The trick is taking advantage of a silicon coating that supports graphene (pure carbon) growth on top of the battery’s silicon nanoparticles but does not cause a silicon carbide formation that would disrupt the energy transfer. In research testing, this format increased energy densities from 1.5 to 1.8 times higher than current levels. The results were published online in Nature last week.

The research was led by In Hyuk Son and Jong Hwan Park, members of Samsung’s Advanced Institute of Technology and Energy Material Lab in Korea, who collaborated with other associated, Korean researchers of materials science. Samsung is currently in the process of patenting the technology, the research paper said.

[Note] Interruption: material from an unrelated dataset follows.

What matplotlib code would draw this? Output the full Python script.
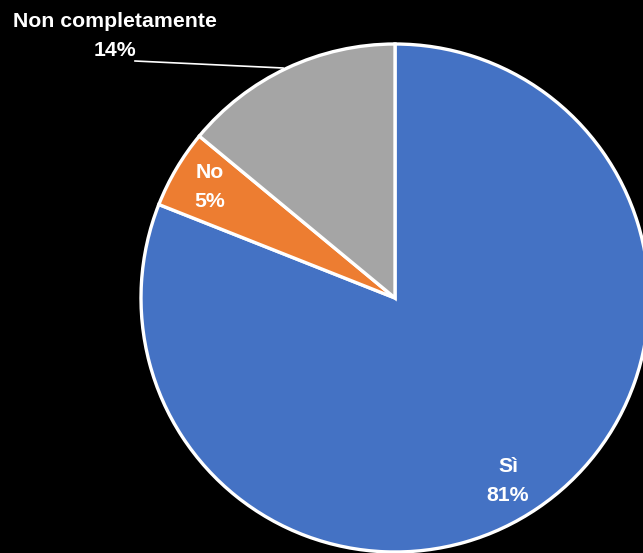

Battery technology has long been one of the banes of smartphone technology. While camera functions, processing speeds and storage space have significantly improved over the years, smartphone battery life has fallen behind as sleeker, more powerful devices are pushed. This graph details the small progresses in battery technology over the years:

That isn’t to say researchers, both those affiliated with smartphone manufacturers and those in materials science labs across the world, have not studied the subject and made breakthrough discoveries. In October 2014, a team of scientists at Nanyang Technological University in Singapore discovered a way to supercharge a battery from dead to 70 percent in less than 2 minutes, according to a press release. The researchers replaced the graphite found in a traditional lithium-ion battery with titanium dioxide.

As 9to5Google notes, Samsung’s new system could be used to make the phone slimmer or the battery power last longer. Regardless of what role the research ultimately fulfills, the technology will take time to enter the consumer market as more tests are needed. Consumers should not expect the see the technology implemented in upcoming Samsung smartphone models.